The road to high reliability — exceptional consistency in accomplishing safety goals and avoiding errors — is paved, in part, by safety coaches.
Safety coaches are designated clinical care staff who actively engage their peers in quality and safety initiatives. This can range from reminding colleagues to wash their hands before interacting with a patient to assisting with process-improvement tools like the online patient safety reporting system.
After a successful trial run at the UF Health Shands Psychiatric Hospital, the UF Health Sebastian Ferrero Office of Clinical Quality and Patient Safety team is rolling out the program to other clinical departments at UF Health Shands.
“Our goal is to involve frontline employees so that safety and quality concerns are not reserved just for the quality department,” said Brad Green, a Clinical Risk Management coordinator. “We’re equipping staff with the tools and resources they need to identify and report risks, make improvements and advance safety initiatives on a daily basis.”
The Quality department is looking for employees who are experts in their field, respected by their peers, have leadership abilities and are interested in quality and safety initiatives.

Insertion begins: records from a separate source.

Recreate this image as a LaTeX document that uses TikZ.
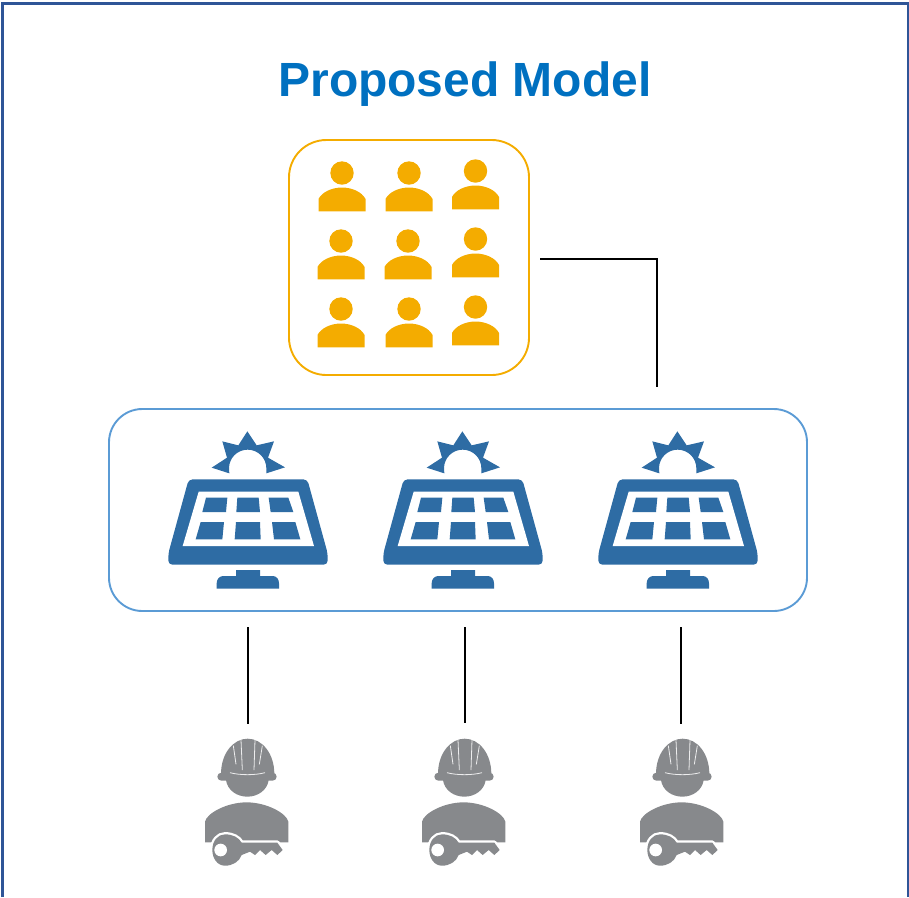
\documentclass[tikz,border=0pt]{standalone}
\usepackage{fontspec}
\setmainfont{Liberation Sans}
\definecolor{framec}{HTML}{2F5597}
\definecolor{titlec}{HTML}{0070C0}
\definecolor{orangec}{HTML}{F4AC00}
\definecolor{boxblue}{HTML}{5B9BD5}
\definecolor{panelc}{HTML}{2E6CA4}
\definecolor{workerc}{HTML}{87898C}
\tikzset{
  connector/.style={draw=black,line width=1.4pt*0.75},
  personicon/.pic={
    \fill[orangec] (0,0) circle[radius=11.7];
    \fill[orangec] (-23.5,38.3) -- (-23.5,26) .. controls (-20,19) and (-10,14.5) .. (0,14.5)
      .. controls (10,14.5) and (20,19) .. (23.5,26) -- (23.5,38.3) -- cycle;
  },
  panelicon/.pic={
    \begin{scope}[scale=1/3]
    % sun
    \fill[panelc] (238,160) -- (185,143) -- (231,113) -- (217,64) -- (265,76) -- (292,34)
      -- (320,76) -- (372,64) -- (354,113) -- (405,142) -- (349,160)
      -- (349,145) .. controls (349,114) and (324,89) .. (293,89)
      .. controls (262,89) and (237,114) .. (237,145) -- cycle;
    % frame
    \fill[panelc,rounded corners=3pt] (116,178) -- (472,178) -- (533,400) -- (533,434) -- (55,434) -- (55,400) -- cycle;
    \fill[white] (146,215) -- (445,215) -- (492,378) -- (98,378) -- cycle;
    % cells
    \fill[panelc] (168,233) -- (232,233) -- (228,276) -- (157,276) -- cycle;
    \fill[panelc] (262,233) -- (326,233) -- (330,276) -- (259,276) -- cycle;
    \fill[panelc] (356,233) -- (415,233) -- (430,276) -- (362,276) -- cycle;
    \fill[panelc] (152,306) -- (222,306) -- (217,358) -- (137,358) -- cycle;
    \fill[panelc] (258,306) -- (330,306) -- (332,358) -- (254,358) -- cycle;
    \fill[panelc] (366,306) -- (436,306) -- (451,358) -- (372,358) -- cycle;
    % stand
    \fill[panelc] (258,450) -- (330,450) -- (330,468) -- (368,468)
      .. controls (380,468) and (387,478) .. (387,490) -- (387,506) -- (200,506) -- (200,490)
      .. controls (200,478) and (208,468) .. (220,468) -- (258,468) -- cycle;
    \end{scope}
  },
  workericon/.pic={
    \begin{scope}[scale=1/3]
    % helmet
    \fill[workerc] (93,162) .. controls (93,100) and (130,56) .. (173,56)
      .. controls (216,56) and (253,100) .. (253,162) -- cycle;
    \fill[workerc,rounded corners=3pt] (82,158) -- (260,158) -- (260,182) -- (82,182) -- cycle;
    \fill[workerc] (108,180) .. controls (112,210) and (140,230) .. (172,230)
      .. controls (204,230) and (232,210) .. (236,180) -- cycle;
    \draw[white!85!workerc,line width=0.6pt] (130,77) -- (138,133);
    \draw[white!85!workerc,line width=0.6pt] (153,60) -- (157,150);
    \draw[white!85!workerc,line width=0.6pt] (195,60) -- (192,150);
    \draw[white!85!workerc,line width=0.6pt] (217,77) -- (208,133);
    \draw[white!85!workerc,line width=0.6pt] (120,158) .. controls (150,166) and (195,166) .. (225,158);
    % body
    \fill[workerc] (45,367) -- (45,305) .. controls (50,280) and (110,247) .. (170,247)
      .. controls (230,247) and (290,280) .. (295,305) -- (295,367) -- cycle;
    % key halo, then key
    \path[draw=white,line width=3.4pt,line join=round]
      (155,368) -- (262,368) -- (278,390) -- (262,405) -- (245,390)
      -- (227,405) -- (210,390) -- (195,405) -- (180,395) -- (155,405)
      .. controls (148,425) and (128,437) .. (105,437)
      .. controls (82,437) and (67,415) .. (67,390)
      .. controls (67,362) and (84,343) .. (105,343)
      .. controls (128,343) and (146,352) .. (155,368) -- cycle;
    \fill[workerc]
      (155,368) -- (262,368) -- (278,390) -- (262,405) -- (245,390)
      -- (227,405) -- (210,390) -- (195,405) -- (180,395) -- (155,405)
      .. controls (148,425) and (128,437) .. (105,437)
      .. controls (82,437) and (67,415) .. (67,390)
      .. controls (67,362) and (84,343) .. (105,343)
      .. controls (128,343) and (146,352) .. (155,368) -- cycle;
    \fill[white] (92,390) circle[radius=19];
    \end{scope}
  },
}
\begin{document}
\begin{tikzpicture}[x=0.75pt,y=-0.75pt]
\useasboundingbox (0,0) rectangle (909,897);
\draw[framec,line width=2pt] (2.2,897) -- (2.2,3.2) -- (908.6,3.2) -- (908.6,897);
\node[text=titlec,font=\fontsize{36}{40}\selectfont\bfseries,anchor=base,inner sep=0pt] (title) at (465,96) {Proposed Model};
% boxes
\node[draw=orangec,line width=1.9pt*0.75,rounded corners=28pt,minimum width=240*0.75pt,minimum height=235*0.75pt,inner sep=0pt] (crowd) at (409,257.5) {};
\node[draw=boxblue,line width=1.9pt*0.75,rounded corners=25pt,minimum width=698*0.75pt,minimum height=202*0.75pt,inner sep=0pt] (plant) at (458,510) {};
% people
\foreach \px/\py in {342/173,409/173,475.5/171,341/241,408/241,475.5/239,341/309,409/309,475.5/307}
  \pic at (\px,\py) {personicon};
% panels
\foreach \dx in {150,365,580}
  \pic at (\dx,420) {panelicon};
% workers
\foreach \dx in {190,407,625}
  \pic at (\dx,720) {workericon};
% connector ends
\coordinate (crowdEnd) at (540,259);
\coordinate (plantTop) at (657,387);
\coordinate (a1) at (248,627); \coordinate (b1) at (248,724);
\coordinate (a2) at (465,627); \coordinate (b2) at (465,723);
\coordinate (a3) at (681,627); \coordinate (b3) at (681,724);
\draw[connector] (crowdEnd) -- (plantTop |- crowdEnd) -- (plantTop);
\draw[connector] (a1) -- (b1);
\draw[connector] (a2) -- (b2);
\draw[connector] (a3) -- (b3);
\end{tikzpicture}
\end{document}
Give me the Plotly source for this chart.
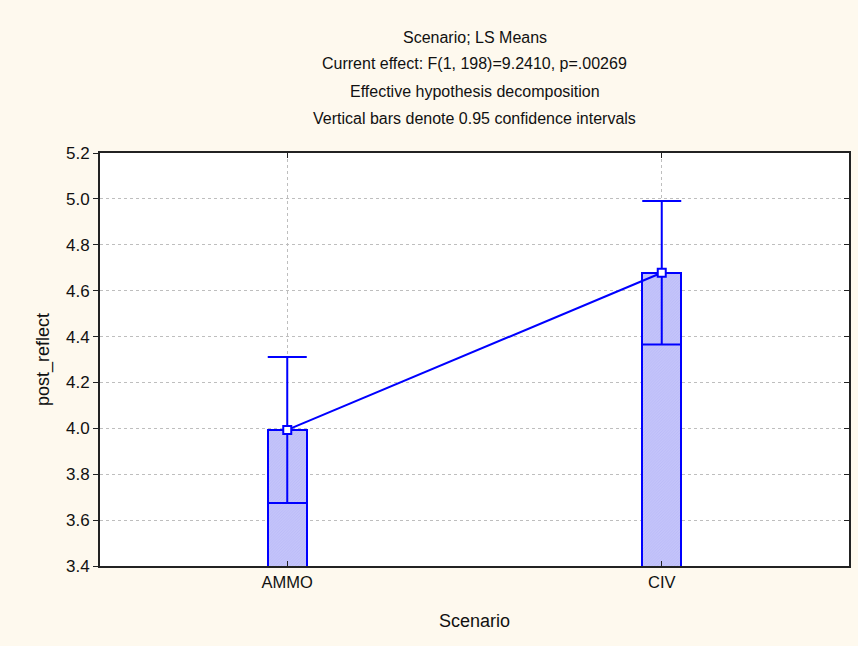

Safety coaches will receive training in patient safety reporting; TeamStepps, a curriculum that improves teamwork and enhances patient safety; Just Culture, a training method used when responding to errors; and other quality and safety improvement tools.
“High reliability embodies the idea that we’re all supposed to be coaching and committed to speaking up when we see something unsafe,” said Sue Keating, Clinical Risk Management director. “We’re working on developing a culture where staff constantly look for, report and get involved in fixing faulty systems.”